What actually changes between the two
Five operational differences worth knowing before committing:
- Design coherence. Full-home projects produce design coherence as a byproduct — finishes, lighting, hardware, paint palette all chosen against each other. Room-by-room sequences require active discipline to maintain coherence across multi-year timelines.
- Mobilization overhead. Each room-by-room project absorbs 8–14% in mobilization and demobilization (dust containment, site protection, trade coordination, cleanup). A full-home project absorbs this once.
- Supply chain pricing. Stone, tile, fixtures, and appliances re-price each year. A full-home build locks pricing once. A 30-month sequence absorbs three pricing cycles.
- Family disruption pattern. Full-home: intense, bounded. Room-by-room: lower intensity, but extended across 2–3 years. The aggregate disruption hours often favor the full-home path.
- Resale optionality. A finished full-home project preserves resale flexibility. A partial sequence (kitchen done, primary suite next year) is harder to market mid-stream.
Timeline, end to end
Full-home path:
- Design + selections: 3–5 months
- Permitting: 3–6 months, parallel with bidding
- Construction: 9–14 months
- Total kickoff to move-in: 15 to 25 months
Room-by-room path (4 projects):
- Project 1 (kitchen): 6 months
- Gap: 3–4 months
- Project 2 (primary suite): 5 months
- Gap: 3–4 months
- Project 3 (secondary spaces): 5 months
- Gap: 3 months
- Project 4 (exterior/outdoor): 4 months
- Total: 28 to 36 months
What the numbers actually look like
Why design-build on either path
Both paths benefit from design-build delivery, but for different reasons. On the full-home path, design-build is about schedule discipline — keeping a 25-month calendar from drifting requires structural and finish decisions made once, with the field crew in the room when they are made.
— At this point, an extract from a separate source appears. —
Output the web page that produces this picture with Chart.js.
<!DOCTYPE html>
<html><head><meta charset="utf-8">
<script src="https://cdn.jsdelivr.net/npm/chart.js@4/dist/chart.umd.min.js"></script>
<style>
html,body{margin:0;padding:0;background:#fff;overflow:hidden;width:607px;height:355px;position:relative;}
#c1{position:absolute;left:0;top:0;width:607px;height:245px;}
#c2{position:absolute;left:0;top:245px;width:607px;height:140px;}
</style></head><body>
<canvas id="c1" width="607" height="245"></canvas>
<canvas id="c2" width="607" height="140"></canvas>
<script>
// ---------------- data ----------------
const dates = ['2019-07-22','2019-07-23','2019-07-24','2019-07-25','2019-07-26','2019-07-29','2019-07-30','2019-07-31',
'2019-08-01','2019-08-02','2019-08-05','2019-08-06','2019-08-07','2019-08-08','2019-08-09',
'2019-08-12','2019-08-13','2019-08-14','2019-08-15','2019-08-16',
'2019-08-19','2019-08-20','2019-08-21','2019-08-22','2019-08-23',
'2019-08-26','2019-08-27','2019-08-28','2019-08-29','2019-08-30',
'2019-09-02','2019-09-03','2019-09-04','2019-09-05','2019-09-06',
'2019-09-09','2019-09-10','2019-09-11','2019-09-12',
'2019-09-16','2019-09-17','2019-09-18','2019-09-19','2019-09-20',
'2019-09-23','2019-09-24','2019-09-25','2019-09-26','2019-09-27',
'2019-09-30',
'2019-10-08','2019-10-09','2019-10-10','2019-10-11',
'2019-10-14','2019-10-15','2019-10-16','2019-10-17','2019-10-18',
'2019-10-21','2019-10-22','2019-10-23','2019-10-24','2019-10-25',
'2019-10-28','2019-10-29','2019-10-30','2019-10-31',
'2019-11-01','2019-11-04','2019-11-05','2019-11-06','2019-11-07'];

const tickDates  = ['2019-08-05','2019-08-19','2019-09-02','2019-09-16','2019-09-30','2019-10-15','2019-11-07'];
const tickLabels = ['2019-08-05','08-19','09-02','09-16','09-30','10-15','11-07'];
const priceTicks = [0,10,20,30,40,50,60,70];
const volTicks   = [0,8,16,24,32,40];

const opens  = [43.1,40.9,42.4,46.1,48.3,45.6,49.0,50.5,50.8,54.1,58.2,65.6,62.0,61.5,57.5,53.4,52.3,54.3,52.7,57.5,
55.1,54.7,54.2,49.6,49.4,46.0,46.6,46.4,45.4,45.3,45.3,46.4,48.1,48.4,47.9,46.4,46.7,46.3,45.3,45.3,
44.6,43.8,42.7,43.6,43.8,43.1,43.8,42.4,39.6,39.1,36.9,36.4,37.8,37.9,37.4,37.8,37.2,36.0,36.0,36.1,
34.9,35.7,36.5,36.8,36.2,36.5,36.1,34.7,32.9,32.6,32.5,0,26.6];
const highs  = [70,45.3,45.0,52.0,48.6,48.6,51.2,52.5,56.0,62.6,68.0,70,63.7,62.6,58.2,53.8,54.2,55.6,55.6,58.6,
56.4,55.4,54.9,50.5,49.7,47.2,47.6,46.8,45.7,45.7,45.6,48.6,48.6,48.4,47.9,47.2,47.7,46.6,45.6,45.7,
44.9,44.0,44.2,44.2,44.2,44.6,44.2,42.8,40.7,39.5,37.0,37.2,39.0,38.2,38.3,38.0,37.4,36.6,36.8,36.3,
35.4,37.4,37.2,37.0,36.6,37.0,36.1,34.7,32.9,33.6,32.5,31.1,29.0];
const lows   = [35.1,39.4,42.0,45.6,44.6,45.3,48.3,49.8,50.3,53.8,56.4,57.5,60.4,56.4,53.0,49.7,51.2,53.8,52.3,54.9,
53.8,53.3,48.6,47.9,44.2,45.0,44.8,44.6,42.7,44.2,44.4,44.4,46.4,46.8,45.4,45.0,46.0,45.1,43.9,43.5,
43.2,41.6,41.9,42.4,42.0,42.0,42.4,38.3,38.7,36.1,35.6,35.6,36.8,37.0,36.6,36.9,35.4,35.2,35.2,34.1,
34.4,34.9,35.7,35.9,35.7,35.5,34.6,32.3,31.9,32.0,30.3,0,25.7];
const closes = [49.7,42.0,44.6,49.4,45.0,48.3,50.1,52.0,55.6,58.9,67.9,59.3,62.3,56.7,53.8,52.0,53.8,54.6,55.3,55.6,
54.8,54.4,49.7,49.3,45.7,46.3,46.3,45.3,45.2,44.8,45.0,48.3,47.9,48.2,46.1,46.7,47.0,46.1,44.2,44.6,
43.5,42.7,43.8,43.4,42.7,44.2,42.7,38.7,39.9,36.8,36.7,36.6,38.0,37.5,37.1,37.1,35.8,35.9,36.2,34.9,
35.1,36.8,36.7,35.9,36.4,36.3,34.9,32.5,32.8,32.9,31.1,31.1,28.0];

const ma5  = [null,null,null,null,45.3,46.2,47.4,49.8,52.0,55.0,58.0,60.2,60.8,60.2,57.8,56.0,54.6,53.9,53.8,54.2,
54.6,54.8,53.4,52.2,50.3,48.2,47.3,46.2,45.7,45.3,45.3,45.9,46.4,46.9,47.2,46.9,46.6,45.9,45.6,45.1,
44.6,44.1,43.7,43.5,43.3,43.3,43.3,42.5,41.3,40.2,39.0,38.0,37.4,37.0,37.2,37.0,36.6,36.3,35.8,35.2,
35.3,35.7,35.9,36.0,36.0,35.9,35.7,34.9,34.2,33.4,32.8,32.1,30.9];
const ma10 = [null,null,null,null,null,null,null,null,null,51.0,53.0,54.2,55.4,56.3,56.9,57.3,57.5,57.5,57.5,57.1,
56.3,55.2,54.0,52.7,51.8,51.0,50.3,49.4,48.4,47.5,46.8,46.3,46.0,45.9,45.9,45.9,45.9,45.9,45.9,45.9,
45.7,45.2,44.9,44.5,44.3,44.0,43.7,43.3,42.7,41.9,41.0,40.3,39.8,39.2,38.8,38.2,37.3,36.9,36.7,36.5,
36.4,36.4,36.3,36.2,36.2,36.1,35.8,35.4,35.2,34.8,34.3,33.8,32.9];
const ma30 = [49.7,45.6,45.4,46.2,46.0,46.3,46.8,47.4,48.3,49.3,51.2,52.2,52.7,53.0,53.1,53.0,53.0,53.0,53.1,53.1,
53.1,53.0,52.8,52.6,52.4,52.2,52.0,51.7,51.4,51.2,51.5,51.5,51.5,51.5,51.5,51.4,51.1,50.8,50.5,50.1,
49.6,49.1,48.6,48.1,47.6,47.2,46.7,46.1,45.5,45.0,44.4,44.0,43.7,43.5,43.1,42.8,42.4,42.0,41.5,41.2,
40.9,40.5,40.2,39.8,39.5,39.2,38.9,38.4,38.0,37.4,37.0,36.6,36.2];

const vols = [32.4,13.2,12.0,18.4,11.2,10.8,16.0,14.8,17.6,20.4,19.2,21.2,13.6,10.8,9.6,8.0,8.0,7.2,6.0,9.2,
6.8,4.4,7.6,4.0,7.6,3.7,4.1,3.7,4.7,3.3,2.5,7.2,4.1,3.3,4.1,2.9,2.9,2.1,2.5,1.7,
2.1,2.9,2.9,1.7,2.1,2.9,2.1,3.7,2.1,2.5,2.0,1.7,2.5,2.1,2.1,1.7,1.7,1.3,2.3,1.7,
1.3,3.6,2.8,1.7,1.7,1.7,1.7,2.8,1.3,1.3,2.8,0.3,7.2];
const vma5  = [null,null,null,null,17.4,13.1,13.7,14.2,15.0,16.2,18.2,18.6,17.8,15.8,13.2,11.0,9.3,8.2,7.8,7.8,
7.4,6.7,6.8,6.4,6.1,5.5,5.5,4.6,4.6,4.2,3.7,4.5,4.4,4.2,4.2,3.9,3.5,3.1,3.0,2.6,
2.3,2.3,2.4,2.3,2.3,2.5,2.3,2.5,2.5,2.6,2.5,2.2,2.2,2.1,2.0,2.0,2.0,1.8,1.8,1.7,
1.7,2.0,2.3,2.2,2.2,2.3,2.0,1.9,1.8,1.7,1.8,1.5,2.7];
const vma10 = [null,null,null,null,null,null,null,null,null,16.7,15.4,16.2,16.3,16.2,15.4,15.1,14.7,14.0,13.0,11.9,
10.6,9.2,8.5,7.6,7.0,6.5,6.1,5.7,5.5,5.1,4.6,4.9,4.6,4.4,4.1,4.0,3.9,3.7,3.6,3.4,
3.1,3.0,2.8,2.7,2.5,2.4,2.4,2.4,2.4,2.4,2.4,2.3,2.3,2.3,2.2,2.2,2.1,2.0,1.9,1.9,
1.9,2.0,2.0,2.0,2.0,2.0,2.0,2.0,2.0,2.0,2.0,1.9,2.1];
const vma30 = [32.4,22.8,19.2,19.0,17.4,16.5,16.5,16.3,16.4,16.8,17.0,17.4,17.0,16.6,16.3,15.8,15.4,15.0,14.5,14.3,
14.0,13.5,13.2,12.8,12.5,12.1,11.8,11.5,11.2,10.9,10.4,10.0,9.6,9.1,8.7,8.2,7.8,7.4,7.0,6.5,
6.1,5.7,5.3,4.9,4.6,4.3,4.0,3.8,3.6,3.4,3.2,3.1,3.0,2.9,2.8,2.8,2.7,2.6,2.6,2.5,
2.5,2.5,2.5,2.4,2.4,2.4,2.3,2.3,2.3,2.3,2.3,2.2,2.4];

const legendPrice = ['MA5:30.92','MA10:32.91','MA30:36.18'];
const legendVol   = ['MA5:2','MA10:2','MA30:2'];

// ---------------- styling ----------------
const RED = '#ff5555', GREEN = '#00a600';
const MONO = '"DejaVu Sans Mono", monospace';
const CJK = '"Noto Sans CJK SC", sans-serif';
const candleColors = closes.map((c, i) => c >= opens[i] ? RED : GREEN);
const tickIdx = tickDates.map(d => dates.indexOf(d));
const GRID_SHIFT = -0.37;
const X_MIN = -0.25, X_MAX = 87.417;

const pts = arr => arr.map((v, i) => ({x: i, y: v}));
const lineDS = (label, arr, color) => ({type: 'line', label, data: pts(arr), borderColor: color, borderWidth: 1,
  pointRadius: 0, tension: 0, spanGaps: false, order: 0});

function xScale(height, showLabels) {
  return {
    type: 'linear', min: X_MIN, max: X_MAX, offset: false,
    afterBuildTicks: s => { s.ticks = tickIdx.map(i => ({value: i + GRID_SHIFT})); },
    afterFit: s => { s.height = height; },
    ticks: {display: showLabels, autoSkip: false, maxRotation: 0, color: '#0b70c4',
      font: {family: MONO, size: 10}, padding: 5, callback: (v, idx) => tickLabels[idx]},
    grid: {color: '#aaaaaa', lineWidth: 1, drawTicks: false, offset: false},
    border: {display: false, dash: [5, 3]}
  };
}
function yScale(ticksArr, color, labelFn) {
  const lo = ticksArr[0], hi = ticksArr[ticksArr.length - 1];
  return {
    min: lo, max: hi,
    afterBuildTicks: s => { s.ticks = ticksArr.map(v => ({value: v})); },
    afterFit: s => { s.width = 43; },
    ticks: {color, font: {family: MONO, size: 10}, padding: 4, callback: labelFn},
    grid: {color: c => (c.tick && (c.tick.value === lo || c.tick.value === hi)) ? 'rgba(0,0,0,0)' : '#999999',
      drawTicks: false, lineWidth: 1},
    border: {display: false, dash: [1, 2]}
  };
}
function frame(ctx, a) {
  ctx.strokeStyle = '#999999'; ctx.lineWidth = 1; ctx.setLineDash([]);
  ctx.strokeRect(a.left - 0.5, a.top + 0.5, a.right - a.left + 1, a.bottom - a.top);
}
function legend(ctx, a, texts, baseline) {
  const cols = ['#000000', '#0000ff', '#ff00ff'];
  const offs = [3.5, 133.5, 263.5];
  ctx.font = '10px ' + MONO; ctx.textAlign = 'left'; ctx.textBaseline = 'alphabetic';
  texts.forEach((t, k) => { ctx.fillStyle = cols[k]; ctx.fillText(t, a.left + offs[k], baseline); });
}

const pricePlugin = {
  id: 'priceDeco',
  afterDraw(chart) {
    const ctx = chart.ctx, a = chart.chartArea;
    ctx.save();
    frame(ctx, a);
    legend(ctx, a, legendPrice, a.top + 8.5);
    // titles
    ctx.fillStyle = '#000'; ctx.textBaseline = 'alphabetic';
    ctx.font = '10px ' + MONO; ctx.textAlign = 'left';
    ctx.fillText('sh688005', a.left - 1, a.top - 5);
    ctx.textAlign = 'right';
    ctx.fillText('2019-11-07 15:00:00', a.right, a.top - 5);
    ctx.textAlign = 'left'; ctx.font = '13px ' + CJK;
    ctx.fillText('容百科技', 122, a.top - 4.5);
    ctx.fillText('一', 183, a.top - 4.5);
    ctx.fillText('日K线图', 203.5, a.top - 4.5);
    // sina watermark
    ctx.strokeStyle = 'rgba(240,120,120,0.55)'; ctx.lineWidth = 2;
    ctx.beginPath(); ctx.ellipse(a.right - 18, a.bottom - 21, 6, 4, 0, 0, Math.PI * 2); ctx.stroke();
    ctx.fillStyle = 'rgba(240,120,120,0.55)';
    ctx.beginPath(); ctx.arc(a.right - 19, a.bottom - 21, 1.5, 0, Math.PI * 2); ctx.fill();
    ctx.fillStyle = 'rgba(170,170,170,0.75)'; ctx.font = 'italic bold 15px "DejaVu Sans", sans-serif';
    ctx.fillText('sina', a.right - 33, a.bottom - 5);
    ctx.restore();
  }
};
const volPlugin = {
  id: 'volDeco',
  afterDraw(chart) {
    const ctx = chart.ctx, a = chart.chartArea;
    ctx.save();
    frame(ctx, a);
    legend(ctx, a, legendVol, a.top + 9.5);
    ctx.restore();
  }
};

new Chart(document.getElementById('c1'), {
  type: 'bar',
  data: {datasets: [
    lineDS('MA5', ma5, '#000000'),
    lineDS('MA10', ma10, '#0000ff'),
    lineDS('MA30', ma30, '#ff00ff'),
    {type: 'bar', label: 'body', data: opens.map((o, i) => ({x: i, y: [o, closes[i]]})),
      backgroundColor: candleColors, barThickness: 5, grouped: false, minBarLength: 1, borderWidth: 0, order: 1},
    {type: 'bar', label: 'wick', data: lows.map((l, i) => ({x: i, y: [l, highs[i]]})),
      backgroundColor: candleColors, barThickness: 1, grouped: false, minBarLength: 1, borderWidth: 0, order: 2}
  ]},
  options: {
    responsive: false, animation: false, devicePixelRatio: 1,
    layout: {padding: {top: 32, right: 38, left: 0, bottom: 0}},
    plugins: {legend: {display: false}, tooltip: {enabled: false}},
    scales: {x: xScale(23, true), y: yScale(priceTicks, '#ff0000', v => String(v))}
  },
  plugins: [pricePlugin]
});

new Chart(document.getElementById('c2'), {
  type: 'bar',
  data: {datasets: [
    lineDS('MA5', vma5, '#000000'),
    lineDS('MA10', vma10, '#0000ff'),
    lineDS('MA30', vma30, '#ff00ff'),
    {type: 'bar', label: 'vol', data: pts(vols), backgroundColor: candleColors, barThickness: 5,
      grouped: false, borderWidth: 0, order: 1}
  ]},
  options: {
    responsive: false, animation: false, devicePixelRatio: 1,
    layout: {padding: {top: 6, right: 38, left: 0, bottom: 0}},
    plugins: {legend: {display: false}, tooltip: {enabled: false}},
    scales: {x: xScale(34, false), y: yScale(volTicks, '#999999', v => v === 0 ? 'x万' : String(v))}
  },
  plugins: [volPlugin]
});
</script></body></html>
On the room-by-room path, design-build is about maintaining design coherence across 24–36 months — finishes selected in year one need to read with finishes selected in year three, and only a single delivery team can hold that thread.
Design-build full-home remodeling and design-build sequenced projects share the same underlying premise: one team, accountable for both design and construction, from kickoff to punch.